The first book I read on my iPad mini was the Happiness Project by Gretchen Rubin.
I really enjoyed it I have to say.
In case you aren't familiar, it is a chronicle of a year long quest of the author to be happier. She was not depressed or unhappy at the start of the project but she felt that she could be and should be happier. She sets out with a series of resolutions that she divides between the 12 months of the year and focuses on changing the way she lives, thinks and relates to others. She focuses on small things like tackling nagging tasks, decluttering, acting the way she wanted to feel, and difficult changes to how she related to the people around her. I cannot name all of her resolutions but each one was designed to make her happier, which she discovered in turn made the others around her happier. In the last month she tries to put everything together and focus on what she has learned. She shares insight not only from her project but from the commenters on her blog during her project.

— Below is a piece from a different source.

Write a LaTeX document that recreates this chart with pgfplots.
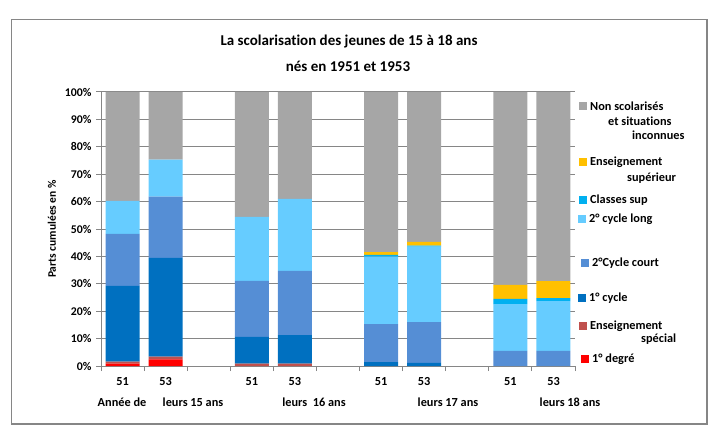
\documentclass[border=0pt]{standalone}
\usepackage{fontspec}
\setmainfont{Carlito}[Ligatures={NoCommon}]
\usepackage{pgfplots}
\pgfplotsset{compat=1.18}
\definecolor{cred}{HTML}{FF0000}
\definecolor{cbrown}{HTML}{C0504D}
\definecolor{cdark}{HTML}{0070C0}
\definecolor{cmid}{HTML}{558ED5}
\definecolor{clight}{HTML}{66CCFF}
\definecolor{ccyan}{HTML}{00B0F0}
\definecolor{corange}{HTML}{FFC000}
\definecolor{cgrey}{HTML}{A6A6A6}
\definecolor{axgray}{HTML}{868686}
\begin{document}
\begin{tikzpicture}[x=1pt,y=1pt,font=\fontsize{12.3}{14}\selectfont\bfseries]
\path[use as bounding box] (0,0) rectangle (720,437);
\draw[axgray,line width=1.3pt] (11.5,13) rectangle (707,417.5);
\begin{axis}[at={(101pt,71pt)},anchor=south west,scale only axis,
  width=474pt,height=274pt,
  xmin=-0.5,xmax=10.5,ymin=0,ymax=100,
  ybar stacked,bar width=34pt,
  axis lines*=left,
  axis line style={axgray,line width=1pt},
  ytick={0,10,...,100},
  yticklabels={0\%,10\%,20\%,30\%,40\%,50\%,60\%,70\%,80\%,90\%,100\%},
  xtick={-0.5,0.5,...,10.5},xticklabels={},
  tick align=outside,major tick length=5pt,
  tick style={axgray,line width=1pt},
  ymajorgrids,grid style={axgray,line width=1pt},
  yticklabel style={font=\fontsize{11.8}{13}\selectfont\bfseries,xshift=-1pt},
  clip=false,
]
\addplot[fill=cred,draw=none] coordinates {(0,0.85) (1,2.4) (3,0) (4,0) (6,0) (7,0) (9,0) (10,0)};
\addplot[fill=cbrown,draw=none] coordinates {(0,0.75) (1,1.0) (3,0.85) (4,0.85) (6,0) (7,0) (9,0) (10,0)};
\addplot[fill=cdark,draw=none] coordinates {(0,27.6) (1,36.1) (3,9.75) (4,10.45) (6,1.46) (7,1.1) (9,0) (10,0)};
\addplot[fill=cmid,draw=none] coordinates {(0,19.0) (1,22.3) (3,20.5) (4,23.4) (6,13.84) (7,14.9) (9,5.5) (10,5.5)};
\addplot[fill=clight,draw=none] coordinates {(0,12.1) (1,13.5) (3,23.3) (4,26.3) (6,24.6) (7,27.6) (9,17.1) (10,18.2)};
\addplot[fill=ccyan,draw=none] coordinates {(0,0) (1,0) (3,0) (4,0) (6,0.7) (7,0.3) (9,1.9) (10,1.1)};
\addplot[fill=corange,draw=none] coordinates {(0,0) (1,0) (3,0) (4,0) (6,1.0) (7,1.4) (9,5.1) (10,6.2)};
\addplot[fill=cgrey,draw=none] coordinates {(0,39.7) (1,24.7) (3,45.6) (4,39.0) (6,58.4) (7,54.7) (9,70.4) (10,69.0)};
\end{axis}
% y label
\node[rotate=90,font=\fontsize{11.5}{13}\selectfont\bfseries] at (52,208) {Parts cumulées en \%};
% x labels
\foreach \x in {122.5,251.8,381.1,510.4} \node at (\x,55) {51};
\foreach \x in {165.6,294.9,424.2,553.5} \node at (\x,55) {53};
\node at (122,35) {Année de};
\node at (193,35) {leurs 15 ans};
\node at (314,35) {leurs\ \ 16 ans};
\node at (448,35) {leurs 17 ans};
\node at (570,35) {leurs 18 ans};
% title
\node[font=\fontsize{15}{18}\selectfont\bfseries] at (349,395) {La scolarisation des jeunes de 15 à 18 ans};
\node[font=\fontsize{15}{18}\selectfont\bfseries] at (348,371) {nés en 1951 et 1953};
% legend
\begin{scope}[every node/.style={anchor=west,inner sep=0pt}]
\fill[cgrey] (579,327) rectangle (587,335);
\node at (590,331) {Non scolarisés};
\node at (608,316) {et situations};
\node at (632,302) {inconnues};
\fill[corange] (579,271) rectangle (587,279);
\node at (590,275) {Enseignement};
\node at (627,259) {supérieur};
\fill[ccyan] (579,233) rectangle (587,241);
\node at (590,237) {Classes sup};
\fill[clight] (578,214) rectangle (586,222);
\node at (589,218) {2° cycle long};
\fill[cmid] (581,170) rectangle (589,178);
\node at (592,174) {2°Cycle court};
\fill[cdark] (578,135) rectangle (586,143);
\node at (589,139) {1° cycle};
\fill[cbrown] (579,107) rectangle (587,115);
\node at (590,111) {Enseignement};
\node at (641,98) {spécial};
\fill[cred] (581,74) rectangle (589,82);
\node at (592,78) {1° degré};
\end{scope}
\end{tikzpicture}
\end{document}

I enjoyed the book a lot. I did find myself intrigued by the changes she made and certainly could understand how she felt when she started the project. I sympathized with the fact that she wasn't even unhappy but she just knew that she could be a happier person if she adjusted how she lived and functioned in the world. I loved the idea of embracing small tasks to make yourself happier (being more creative, etc.) or just taking better care of yourself (sleeping more) then embracing larger changes to how you function in relationships.
I did find that I did not entirely relate to her in some ways because I think I am a naturally happier person that she is but a lot of the techniques she tried to embrace I found that I already did, which was really interesting. I discovered I had somehow developed tactics to help me be happier although I did not consciously make the decision to do those things.

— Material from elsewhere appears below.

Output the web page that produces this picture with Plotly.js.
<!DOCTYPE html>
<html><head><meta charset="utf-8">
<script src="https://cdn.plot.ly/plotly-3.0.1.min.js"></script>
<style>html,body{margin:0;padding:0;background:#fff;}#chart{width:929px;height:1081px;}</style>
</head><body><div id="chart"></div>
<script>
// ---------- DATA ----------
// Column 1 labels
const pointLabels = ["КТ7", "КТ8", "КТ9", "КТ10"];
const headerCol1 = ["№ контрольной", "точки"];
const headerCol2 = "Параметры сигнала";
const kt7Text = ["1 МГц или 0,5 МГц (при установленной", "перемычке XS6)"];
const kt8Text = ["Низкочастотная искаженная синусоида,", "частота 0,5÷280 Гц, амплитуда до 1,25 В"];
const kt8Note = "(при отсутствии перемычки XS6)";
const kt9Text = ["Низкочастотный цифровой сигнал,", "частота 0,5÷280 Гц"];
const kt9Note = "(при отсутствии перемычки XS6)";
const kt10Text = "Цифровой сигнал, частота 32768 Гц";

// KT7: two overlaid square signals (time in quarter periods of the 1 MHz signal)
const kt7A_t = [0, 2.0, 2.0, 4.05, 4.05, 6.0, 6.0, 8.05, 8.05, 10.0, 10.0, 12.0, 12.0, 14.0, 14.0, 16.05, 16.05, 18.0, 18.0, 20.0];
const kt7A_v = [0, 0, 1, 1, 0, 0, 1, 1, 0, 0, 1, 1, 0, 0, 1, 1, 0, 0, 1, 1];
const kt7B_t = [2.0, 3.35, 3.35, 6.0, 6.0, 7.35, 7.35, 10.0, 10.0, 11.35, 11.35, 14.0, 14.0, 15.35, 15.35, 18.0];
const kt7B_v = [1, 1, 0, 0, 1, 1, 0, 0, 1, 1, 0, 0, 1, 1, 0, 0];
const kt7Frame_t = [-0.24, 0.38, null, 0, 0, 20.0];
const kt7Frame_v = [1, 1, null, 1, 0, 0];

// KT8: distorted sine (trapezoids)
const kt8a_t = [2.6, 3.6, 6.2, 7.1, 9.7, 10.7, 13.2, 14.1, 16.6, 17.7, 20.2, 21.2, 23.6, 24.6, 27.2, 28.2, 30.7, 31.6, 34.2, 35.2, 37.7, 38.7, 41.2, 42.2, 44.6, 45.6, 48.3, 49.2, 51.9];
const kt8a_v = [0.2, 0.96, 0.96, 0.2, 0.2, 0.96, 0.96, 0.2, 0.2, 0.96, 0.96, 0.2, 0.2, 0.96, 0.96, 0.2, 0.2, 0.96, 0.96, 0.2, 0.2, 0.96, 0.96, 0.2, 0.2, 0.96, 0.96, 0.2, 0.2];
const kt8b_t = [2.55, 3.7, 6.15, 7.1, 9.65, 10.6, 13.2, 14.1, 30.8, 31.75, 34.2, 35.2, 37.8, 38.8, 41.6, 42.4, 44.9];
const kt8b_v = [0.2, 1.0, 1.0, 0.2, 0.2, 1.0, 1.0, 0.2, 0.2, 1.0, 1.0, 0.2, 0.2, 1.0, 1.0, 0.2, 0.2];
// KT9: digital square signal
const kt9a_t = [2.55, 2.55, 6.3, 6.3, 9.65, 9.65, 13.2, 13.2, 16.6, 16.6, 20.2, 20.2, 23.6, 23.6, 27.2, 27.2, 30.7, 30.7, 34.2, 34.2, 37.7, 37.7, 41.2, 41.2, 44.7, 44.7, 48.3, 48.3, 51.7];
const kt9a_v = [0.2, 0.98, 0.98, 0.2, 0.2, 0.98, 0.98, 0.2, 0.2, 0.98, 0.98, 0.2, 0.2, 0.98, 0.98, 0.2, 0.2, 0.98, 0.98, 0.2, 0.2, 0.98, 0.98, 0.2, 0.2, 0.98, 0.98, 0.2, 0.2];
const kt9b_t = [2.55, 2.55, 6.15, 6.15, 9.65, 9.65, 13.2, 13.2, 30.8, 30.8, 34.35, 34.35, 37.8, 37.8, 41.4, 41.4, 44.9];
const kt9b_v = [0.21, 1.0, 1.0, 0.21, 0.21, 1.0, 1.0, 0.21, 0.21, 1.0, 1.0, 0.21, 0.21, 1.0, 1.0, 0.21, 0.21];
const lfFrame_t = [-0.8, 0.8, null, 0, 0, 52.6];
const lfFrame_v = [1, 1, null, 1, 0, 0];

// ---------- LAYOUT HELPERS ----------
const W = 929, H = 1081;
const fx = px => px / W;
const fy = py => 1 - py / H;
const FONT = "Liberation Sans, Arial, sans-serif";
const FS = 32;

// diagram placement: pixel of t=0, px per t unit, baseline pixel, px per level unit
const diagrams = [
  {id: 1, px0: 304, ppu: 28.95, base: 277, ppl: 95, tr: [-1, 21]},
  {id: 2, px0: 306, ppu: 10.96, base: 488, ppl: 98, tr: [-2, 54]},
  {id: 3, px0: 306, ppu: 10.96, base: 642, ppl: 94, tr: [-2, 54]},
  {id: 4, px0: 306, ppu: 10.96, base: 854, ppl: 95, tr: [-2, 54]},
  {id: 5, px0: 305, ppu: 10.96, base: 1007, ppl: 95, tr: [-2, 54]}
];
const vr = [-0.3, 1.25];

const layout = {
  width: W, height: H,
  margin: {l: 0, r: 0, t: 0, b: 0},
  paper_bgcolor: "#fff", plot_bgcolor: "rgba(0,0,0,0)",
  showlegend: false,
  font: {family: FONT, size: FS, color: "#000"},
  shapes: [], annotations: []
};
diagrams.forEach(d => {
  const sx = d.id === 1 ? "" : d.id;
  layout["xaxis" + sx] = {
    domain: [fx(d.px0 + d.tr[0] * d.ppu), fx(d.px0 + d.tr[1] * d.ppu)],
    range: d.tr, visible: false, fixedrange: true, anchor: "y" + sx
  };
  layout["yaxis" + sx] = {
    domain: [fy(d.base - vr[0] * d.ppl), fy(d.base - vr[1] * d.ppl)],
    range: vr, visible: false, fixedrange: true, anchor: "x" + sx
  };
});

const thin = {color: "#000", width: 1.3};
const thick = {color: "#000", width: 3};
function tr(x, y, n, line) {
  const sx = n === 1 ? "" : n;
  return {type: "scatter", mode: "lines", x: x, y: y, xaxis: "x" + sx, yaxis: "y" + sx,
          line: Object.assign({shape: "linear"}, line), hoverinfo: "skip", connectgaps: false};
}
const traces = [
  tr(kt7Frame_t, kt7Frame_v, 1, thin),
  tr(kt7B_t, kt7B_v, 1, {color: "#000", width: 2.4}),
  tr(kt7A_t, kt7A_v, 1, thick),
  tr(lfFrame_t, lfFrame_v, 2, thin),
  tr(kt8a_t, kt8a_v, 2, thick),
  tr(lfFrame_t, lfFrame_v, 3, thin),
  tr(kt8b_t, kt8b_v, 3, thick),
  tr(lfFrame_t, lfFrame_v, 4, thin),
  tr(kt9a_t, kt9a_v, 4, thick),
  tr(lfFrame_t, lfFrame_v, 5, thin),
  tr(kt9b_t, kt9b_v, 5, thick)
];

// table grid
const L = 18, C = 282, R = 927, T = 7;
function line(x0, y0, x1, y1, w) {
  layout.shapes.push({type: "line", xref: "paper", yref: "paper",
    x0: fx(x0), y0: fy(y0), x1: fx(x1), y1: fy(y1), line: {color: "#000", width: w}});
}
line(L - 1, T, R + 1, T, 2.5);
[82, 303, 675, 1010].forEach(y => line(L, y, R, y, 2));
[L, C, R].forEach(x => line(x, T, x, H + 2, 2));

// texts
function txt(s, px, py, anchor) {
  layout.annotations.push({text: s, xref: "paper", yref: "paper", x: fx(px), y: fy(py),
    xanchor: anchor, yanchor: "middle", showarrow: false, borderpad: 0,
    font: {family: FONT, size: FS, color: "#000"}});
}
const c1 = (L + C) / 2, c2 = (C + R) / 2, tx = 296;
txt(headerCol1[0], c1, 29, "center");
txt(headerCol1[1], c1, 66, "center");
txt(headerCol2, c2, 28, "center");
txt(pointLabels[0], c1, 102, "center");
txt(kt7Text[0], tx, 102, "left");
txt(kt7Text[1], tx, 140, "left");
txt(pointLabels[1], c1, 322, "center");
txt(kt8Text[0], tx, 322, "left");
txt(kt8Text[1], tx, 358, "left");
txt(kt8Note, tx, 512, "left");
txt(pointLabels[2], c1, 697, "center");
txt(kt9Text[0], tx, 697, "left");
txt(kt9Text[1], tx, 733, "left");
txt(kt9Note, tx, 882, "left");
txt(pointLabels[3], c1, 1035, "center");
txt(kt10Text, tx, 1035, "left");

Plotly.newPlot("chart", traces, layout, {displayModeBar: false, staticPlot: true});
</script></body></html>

She also spoke a lot about how she, as a critical person, often took away from other people's happiness and that really struck a cord with me not only because there are people in all our lives like that but also that I can myself be very critical. I'm a lawyer it comes with the territory. I also really took something away from her discussion of how it is harder to be happy than it is to be critical and negative and how negativity and being critical really make you an unpleasant person to be around. I really think that's true. Being negative is easy. Finding joy is hard. I have always said that happiness is a decision. It's a deliberate set of choices at how you choose to live, think and relate.
The book really inspired me to intentionally take time to enjoy the things I love doing. To stop being caught up in the cycle of my daily life and to take time to intentionally enjoy myself by embracing the things I love and the people I love.

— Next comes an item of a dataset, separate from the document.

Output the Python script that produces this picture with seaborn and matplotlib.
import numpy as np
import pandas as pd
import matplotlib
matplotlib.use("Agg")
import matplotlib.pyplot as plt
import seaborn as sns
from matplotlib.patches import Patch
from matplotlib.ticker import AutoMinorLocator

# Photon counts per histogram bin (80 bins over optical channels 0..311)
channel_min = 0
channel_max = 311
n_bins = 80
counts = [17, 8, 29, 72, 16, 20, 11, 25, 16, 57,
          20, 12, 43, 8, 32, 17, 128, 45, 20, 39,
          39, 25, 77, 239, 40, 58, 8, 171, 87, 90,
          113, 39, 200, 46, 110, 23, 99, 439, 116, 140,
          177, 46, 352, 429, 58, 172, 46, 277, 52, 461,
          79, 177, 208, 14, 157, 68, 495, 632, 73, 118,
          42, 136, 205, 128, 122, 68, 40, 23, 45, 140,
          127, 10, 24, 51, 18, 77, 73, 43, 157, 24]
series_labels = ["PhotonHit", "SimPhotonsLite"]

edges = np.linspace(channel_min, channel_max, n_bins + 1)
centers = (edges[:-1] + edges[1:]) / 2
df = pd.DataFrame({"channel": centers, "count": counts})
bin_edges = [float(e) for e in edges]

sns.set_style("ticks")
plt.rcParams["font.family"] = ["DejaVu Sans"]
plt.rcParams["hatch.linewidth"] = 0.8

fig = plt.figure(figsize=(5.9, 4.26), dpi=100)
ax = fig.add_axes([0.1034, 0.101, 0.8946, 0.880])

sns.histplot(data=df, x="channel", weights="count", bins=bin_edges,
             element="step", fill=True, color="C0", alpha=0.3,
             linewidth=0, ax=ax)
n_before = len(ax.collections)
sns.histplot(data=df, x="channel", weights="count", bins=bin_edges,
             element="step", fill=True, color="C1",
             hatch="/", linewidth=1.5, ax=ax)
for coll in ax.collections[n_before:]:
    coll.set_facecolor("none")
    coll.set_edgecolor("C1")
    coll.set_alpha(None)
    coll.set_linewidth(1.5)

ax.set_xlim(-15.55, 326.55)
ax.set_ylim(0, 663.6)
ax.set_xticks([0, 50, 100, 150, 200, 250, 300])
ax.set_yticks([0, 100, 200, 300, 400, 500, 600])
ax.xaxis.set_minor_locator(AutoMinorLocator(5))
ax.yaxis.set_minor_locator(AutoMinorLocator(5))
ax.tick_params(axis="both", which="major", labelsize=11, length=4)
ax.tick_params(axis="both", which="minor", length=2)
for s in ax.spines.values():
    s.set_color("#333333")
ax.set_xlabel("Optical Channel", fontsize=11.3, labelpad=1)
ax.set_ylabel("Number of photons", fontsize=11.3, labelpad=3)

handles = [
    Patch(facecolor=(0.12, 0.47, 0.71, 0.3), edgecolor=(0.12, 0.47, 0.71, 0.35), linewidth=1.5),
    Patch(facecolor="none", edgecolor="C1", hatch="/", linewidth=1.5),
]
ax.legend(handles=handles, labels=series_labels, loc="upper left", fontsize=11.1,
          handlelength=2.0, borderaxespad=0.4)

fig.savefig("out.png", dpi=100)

I found myself highlighting large portions of the book so I could revisit later but I wanted to share the quote I valued most in the book.
"The days are long but the years are short."
Oh I just love it. I want to paint it on a wall in my house, tape it to my bathroom mirror and plaster it on my desk at work. More than anything I think happiness comes from being in the moment focusing on the things that matter instead of the minutiae that tend to swallow up our lives.
I really am not inspired to do my own year long project but I do want to embrace some of her ideas on how to increase my happiness. I'm mulling it over right now but with new years right around the corner I am thinking I will make some happiness resolutions of my own.